[BEGIN]

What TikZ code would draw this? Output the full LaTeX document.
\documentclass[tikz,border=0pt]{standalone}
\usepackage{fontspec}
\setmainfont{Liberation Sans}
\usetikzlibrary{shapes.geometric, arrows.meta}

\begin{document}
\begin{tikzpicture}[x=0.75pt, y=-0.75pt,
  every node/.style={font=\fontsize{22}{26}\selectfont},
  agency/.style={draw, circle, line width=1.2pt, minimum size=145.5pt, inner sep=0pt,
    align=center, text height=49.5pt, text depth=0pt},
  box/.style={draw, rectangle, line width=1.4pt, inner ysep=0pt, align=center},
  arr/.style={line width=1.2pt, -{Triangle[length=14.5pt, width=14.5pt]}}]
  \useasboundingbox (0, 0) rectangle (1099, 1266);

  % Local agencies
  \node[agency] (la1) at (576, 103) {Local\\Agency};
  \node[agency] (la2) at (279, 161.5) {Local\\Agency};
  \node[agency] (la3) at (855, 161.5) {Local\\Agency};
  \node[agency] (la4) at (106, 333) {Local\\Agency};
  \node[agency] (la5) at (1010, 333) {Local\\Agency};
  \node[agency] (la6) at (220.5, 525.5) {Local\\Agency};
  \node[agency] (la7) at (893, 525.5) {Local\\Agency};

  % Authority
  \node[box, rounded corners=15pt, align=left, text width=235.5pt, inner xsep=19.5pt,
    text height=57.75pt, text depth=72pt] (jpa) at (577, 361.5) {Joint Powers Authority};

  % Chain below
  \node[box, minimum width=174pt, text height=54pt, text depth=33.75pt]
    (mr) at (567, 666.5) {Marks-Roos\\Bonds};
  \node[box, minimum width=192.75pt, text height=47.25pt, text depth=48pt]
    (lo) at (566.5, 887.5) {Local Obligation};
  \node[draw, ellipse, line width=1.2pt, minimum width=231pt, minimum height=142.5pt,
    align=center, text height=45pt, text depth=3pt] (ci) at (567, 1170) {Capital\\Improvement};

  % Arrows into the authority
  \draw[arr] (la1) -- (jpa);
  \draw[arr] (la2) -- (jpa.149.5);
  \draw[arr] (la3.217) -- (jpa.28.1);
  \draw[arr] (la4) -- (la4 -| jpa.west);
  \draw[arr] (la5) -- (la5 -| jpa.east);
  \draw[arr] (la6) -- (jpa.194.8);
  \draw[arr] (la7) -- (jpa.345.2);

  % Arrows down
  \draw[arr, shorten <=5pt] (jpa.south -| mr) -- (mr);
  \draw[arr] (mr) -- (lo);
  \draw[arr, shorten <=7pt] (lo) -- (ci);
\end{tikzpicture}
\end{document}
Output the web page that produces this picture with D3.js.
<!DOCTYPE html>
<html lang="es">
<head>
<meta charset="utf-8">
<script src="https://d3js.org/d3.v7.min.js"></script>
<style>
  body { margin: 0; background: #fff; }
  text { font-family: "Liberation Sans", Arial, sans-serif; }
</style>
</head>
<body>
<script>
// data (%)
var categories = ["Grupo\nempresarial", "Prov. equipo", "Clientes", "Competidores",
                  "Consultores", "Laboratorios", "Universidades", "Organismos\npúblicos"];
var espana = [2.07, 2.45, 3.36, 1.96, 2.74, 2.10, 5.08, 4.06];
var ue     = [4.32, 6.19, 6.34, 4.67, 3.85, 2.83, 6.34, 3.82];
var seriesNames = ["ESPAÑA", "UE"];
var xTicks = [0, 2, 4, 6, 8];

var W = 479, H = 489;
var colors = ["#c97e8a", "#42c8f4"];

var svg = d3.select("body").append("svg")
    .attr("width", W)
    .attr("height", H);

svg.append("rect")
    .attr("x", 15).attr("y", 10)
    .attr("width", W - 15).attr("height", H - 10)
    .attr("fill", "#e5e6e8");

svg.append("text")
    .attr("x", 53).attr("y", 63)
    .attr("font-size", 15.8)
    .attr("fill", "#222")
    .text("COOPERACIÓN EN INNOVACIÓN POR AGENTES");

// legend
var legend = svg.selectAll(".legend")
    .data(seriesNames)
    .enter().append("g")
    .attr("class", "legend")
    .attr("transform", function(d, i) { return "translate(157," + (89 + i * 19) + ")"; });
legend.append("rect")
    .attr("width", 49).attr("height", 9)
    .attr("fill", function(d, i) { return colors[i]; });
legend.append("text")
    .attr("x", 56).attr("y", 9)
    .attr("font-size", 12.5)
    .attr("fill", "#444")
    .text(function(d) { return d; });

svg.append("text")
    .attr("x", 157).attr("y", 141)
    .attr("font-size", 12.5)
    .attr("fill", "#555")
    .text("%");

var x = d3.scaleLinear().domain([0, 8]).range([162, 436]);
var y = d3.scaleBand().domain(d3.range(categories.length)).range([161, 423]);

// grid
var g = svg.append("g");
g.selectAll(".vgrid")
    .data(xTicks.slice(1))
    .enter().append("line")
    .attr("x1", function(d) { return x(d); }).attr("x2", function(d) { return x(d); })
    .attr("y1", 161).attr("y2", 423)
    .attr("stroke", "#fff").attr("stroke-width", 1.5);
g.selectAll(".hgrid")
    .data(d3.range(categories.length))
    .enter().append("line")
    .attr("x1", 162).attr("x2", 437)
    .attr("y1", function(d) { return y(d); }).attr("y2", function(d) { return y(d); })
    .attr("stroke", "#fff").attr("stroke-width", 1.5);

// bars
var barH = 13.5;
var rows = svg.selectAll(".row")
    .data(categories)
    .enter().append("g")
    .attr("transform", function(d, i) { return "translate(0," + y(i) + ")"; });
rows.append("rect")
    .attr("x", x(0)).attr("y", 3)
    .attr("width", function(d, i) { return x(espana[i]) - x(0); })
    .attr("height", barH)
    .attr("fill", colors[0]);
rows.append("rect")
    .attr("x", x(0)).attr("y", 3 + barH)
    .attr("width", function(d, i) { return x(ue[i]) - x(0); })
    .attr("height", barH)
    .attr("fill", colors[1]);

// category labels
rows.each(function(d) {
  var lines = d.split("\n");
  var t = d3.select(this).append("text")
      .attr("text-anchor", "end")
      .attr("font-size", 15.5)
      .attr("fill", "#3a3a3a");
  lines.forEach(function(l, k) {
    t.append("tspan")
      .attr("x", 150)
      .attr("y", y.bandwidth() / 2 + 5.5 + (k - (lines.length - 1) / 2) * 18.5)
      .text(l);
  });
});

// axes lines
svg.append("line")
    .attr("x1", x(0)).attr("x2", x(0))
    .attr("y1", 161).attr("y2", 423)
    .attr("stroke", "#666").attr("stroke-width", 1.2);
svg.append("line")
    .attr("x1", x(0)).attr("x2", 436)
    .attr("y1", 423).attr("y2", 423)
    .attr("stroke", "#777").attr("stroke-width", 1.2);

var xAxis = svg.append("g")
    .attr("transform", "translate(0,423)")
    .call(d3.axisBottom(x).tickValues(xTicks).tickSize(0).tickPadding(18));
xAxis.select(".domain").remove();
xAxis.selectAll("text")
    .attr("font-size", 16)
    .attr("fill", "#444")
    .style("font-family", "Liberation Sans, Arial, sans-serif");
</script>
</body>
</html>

[END]

● **REQUIREMENTS**: Retype the material in full. Each word must match.

● **EXERCISE ANSWER**:
What TikZ code would draw this? Output the full LaTeX document.
\documentclass[tikz,border=0pt]{standalone}
\usepackage{fontspec}
\setmainfont{Liberation Sans}
\usetikzlibrary{shapes.geometric, arrows.meta}

\begin{document}
\begin{tikzpicture}[x=0.75pt, y=-0.75pt,
  every node/.style={font=\fontsize{22}{26}\selectfont},
  agency/.style={draw, circle, line width=1.2pt, minimum size=145.5pt, inner sep=0pt,
    align=center, text height=49.5pt, text depth=0pt},
  box/.style={draw, rectangle, line width=1.4pt, inner ysep=0pt, align=center},
  arr/.style={line width=1.2pt, -{Triangle[length=14.5pt, width=14.5pt]}}]
  \useasboundingbox (0, 0) rectangle (1099, 1266);

  % Local agencies
  \node[agency] (la1) at (576, 103) {Local\\Agency};
  \node[agency] (la2) at (279, 161.5) {Local\\Agency};
  \node[agency] (la3) at (855, 161.5) {Local\\Agency};
  \node[agency] (la4) at (106, 333) {Local\\Agency};
  \node[agency] (la5) at (1010, 333) {Local\\Agency};
  \node[agency] (la6) at (220.5, 525.5) {Local\\Agency};
  \node[agency] (la7) at (893, 525.5) {Local\\Agency};

  % Authority
  \node[box, rounded corners=15pt, align=left, text width=235.5pt, inner xsep=19.5pt,
    text height=57.75pt, text depth=72pt] (jpa) at (577, 361.5) {Joint Powers Authority};

  % Chain below
  \node[box, minimum width=174pt, text height=54pt, text depth=33.75pt]
    (mr) at (567, 666.5) {Marks-Roos\\Bonds};
  \node[box, minimum width=192.75pt, text height=47.25pt, text depth=48pt]
    (lo) at (566.5, 887.5) {Local Obligation};
  \node[draw, ellipse, line width=1.2pt, minimum width=231pt, minimum height=142.5pt,
    align=center, text height=45pt, text depth=3pt] (ci) at (567, 1170) {Capital\\Improvement};

  % Arrows into the authority
  \draw[arr] (la1) -- (jpa);
  \draw[arr] (la2) -- (jpa.149.5);
  \draw[arr] (la3.217) -- (jpa.28.1);
  \draw[arr] (la4) -- (la4 -| jpa.west);
  \draw[arr] (la5) -- (la5 -| jpa.east);
  \draw[arr] (la6) -- (jpa.194.8);
  \draw[arr] (la7) -- (jpa.345.2);

  % Arrows down
  \draw[arr, shorten <=5pt] (jpa.south -| mr) -- (mr);
  \draw[arr] (mr) -- (lo);
  \draw[arr, shorten <=7pt] (lo) -- (ci);
\end{tikzpicture}
\end{document}
Output the web page that produces this picture with D3.js.
<!DOCTYPE html>
<html lang="es">
<head>
<meta charset="utf-8">
<script src="https://d3js.org/d3.v7.min.js"></script>
<style>
  body { margin: 0; background: #fff; }
  text { font-family: "Liberation Sans", Arial, sans-serif; }
</style>
</head>
<body>
<script>
// data (%)
var categories = ["Grupo\nempresarial", "Prov. equipo", "Clientes", "Competidores",
                  "Consultores", "Laboratorios", "Universidades", "Organismos\npúblicos"];
var espana = [2.07, 2.45, 3.36, 1.96, 2.74, 2.10, 5.08, 4.06];
var ue     = [4.32, 6.19, 6.34, 4.67, 3.85, 2.83, 6.34, 3.82];
var seriesNames = ["ESPAÑA", "UE"];
var xTicks = [0, 2, 4, 6, 8];

var W = 479, H = 489;
var colors = ["#c97e8a", "#42c8f4"];

var svg = d3.select("body").append("svg")
    .attr("width", W)
    .attr("height", H);

svg.append("rect")
    .attr("x", 15).attr("y", 10)
    .attr("width", W - 15).attr("height", H - 10)
    .attr("fill", "#e5e6e8");

svg.append("text")
    .attr("x", 53).attr("y", 63)
    .attr("font-size", 15.8)
    .attr("fill", "#222")
    .text("COOPERACIÓN EN INNOVACIÓN POR AGENTES");

// legend
var legend = svg.selectAll(".legend")
    .data(seriesNames)
    .enter().append("g")
    .attr("class", "legend")
    .attr("transform", function(d, i) { return "translate(157," + (89 + i * 19) + ")"; });
legend.append("rect")
    .attr("width", 49).attr("height", 9)
    .attr("fill", function(d, i) { return colors[i]; });
legend.append("text")
    .attr("x", 56).attr("y", 9)
    .attr("font-size", 12.5)
    .attr("fill", "#444")
    .text(function(d) { return d; });

svg.append("text")
    .attr("x", 157).attr("y", 141)
    .attr("font-size", 12.5)
    .attr("fill", "#555")
    .text("%");

var x = d3.scaleLinear().domain([0, 8]).range([162, 436]);
var y = d3.scaleBand().domain(d3.range(categories.length)).range([161, 423]);

// grid
var g = svg.append("g");
g.selectAll(".vgrid")
    .data(xTicks.slice(1))
    .enter().append("line")
    .attr("x1", function(d) { return x(d); }).attr("x2", function(d) { return x(d); })
    .attr("y1", 161).attr("y2", 423)
    .attr("stroke", "#fff").attr("stroke-width", 1.5);
g.selectAll(".hgrid")
    .data(d3.range(categories.length))
    .enter().append("line")
    .attr("x1", 162).attr("x2", 437)
    .attr("y1", function(d) { return y(d); }).attr("y2", function(d) { return y(d); })
    .attr("stroke", "#fff").attr("stroke-width", 1.5);

// bars
var barH = 13.5;
var rows = svg.selectAll(".row")
    .data(categories)
    .enter().append("g")
    .attr("transform", function(d, i) { return "translate(0," + y(i) + ")"; });
rows.append("rect")
    .attr("x", x(0)).attr("y", 3)
    .attr("width", function(d, i) { return x(espana[i]) - x(0); })
    .attr("height", barH)
    .attr("fill", colors[0]);
rows.append("rect")
    .attr("x", x(0)).attr("y", 3 + barH)
    .attr("width", function(d, i) { return x(ue[i]) - x(0); })
    .attr("height", barH)
    .attr("fill", colors[1]);

// category labels
rows.each(function(d) {
  var lines = d.split("\n");
  var t = d3.select(this).append("text")
      .attr("text-anchor", "end")
      .attr("font-size", 15.5)
      .attr("fill", "#3a3a3a");
  lines.forEach(function(l, k) {
    t.append("tspan")
      .attr("x", 150)
      .attr("y", y.bandwidth() / 2 + 5.5 + (k - (lines.length - 1) / 2) * 18.5)
      .text(l);
  });
});

// axes lines
svg.append("line")
    .attr("x1", x(0)).attr("x2", x(0))
    .attr("y1", 161).attr("y2", 423)
    .attr("stroke", "#666").attr("stroke-width", 1.2);
svg.append("line")
    .attr("x1", x(0)).attr("x2", 436)
    .attr("y1", 423).attr("y2", 423)
    .attr("stroke", "#777").attr("stroke-width", 1.2);

var xAxis = svg.append("g")
    .attr("transform", "translate(0,423)")
    .call(d3.axisBottom(x).tickValues(xTicks).tickSize(0).tickPadding(18));
xAxis.select(".domain").remove();
xAxis.selectAll("text")
    .attr("font-size", 16)
    .attr("fill", "#444")
    .style("font-family", "Liberation Sans, Arial, sans-serif");
</script>
</body>
</html>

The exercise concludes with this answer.